Global service provider Cushman & Wakefield came to the M&S management table with an innovative way to maximize the value of the re-tender by leveraging C&W's knowledge of the financial markets with its expertise in supply chain management, as C&W's Partner of Occupier Strategy Adam Calman explained.
M&S had traditionally operated its non-food logistics function using five different third-party logistics (3PL) providers, Calman said. The historic nature of these multiple contracts was administratively challenging and was becoming a restriction to the efficient operation of M&S core retailing activities.
Calman added that the 3PL charging structure was expensive and not sufficiently transparent to M&S; it was extremely difficult to make clear distinction between the pure logistics element and other add-on costs which M&S wanted to remove.
The portfolio in question was comprised of 10 distribution warehouses totaling 2.4m sq ft with wide U.K. geographic dispersion. Vacant possession value was significantly lower than the potential investment value with an M&S covenant attached, said Calman.
The Occupier Strategy team within C&W London was instructed before the re-tendering exercise began to advise the internal logistics team at M&S on the property options available to them and to design an effective tender process., Calman pointed out. A series of complex financial models and decision making tools was employed to analyze both the financial and operational consequences of a range of options.
Having identified the relationship between the drivers for the re-tender and the coincidence of ownership across the portfolio, it was decided that the specific key to unlocking this unsatisfactory scenario was to install on the incumbent 3PL providers, a pre-qualification condition for re-tendering, Calman noted. All 3PL contractors were obliged to sell, and therefore sold, all 10 of these freeholds to M&S.

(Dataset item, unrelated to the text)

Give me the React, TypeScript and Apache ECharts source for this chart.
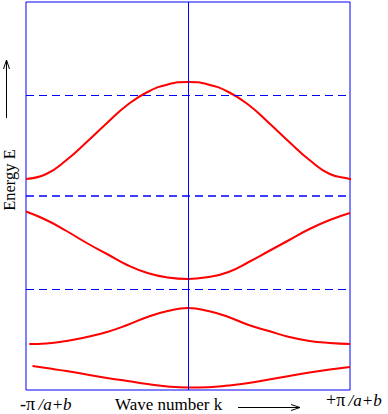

There was an inherent level of uncertainty over whether the individual incumbent 3PL's would be successful in the re-tender, Calman recounted. If re-award was not achieved, their assets would become vacant for a period of time before a new contract could be installed. It was therefore possible to negotiate the purchase of these assets at prices close to vacant possession values.
M&S awarded a new 3PL contract to 2 operators for a 5 year period only. They granted operating agreements to these contractors, allowing them use of the 10 newly acquired distribution facilities. The agreements were co-terminous with the individual supply chain contracts.
Calman observed that M&S now has several options remaining open:
Continue to finance the ownership of the assets using internal capital resources, thereby retaining complete flexibility of ownership and operation
Raise real estate specific debt under an OpCo/PropCo structure, giving an enhanced capital raising opportunity, while retaining property ownership upside
Pursue a sale and leaseback program, raising the maximum capital sum and allowing off balance sheet treatment of both the asset and the debt, under current IAS rules
We created with them and delivered for them an innovative and strategically important solution which resulted in a more closely aligned supply chain platform to the operational needs of the business, Calman said.
By disaggregating the ownership of the real estate from the services provided within, M&S realized transparency on the true costs of operating the non-food logistics contract and reduced operating and financing costs by some margin.
The total flexibility to release significant value from the assets through sale and leasebacks at a future date, on occupier friendly terms, could generate asset values in excess of their cost of acquisition, Calman told the awards panel judging the cases.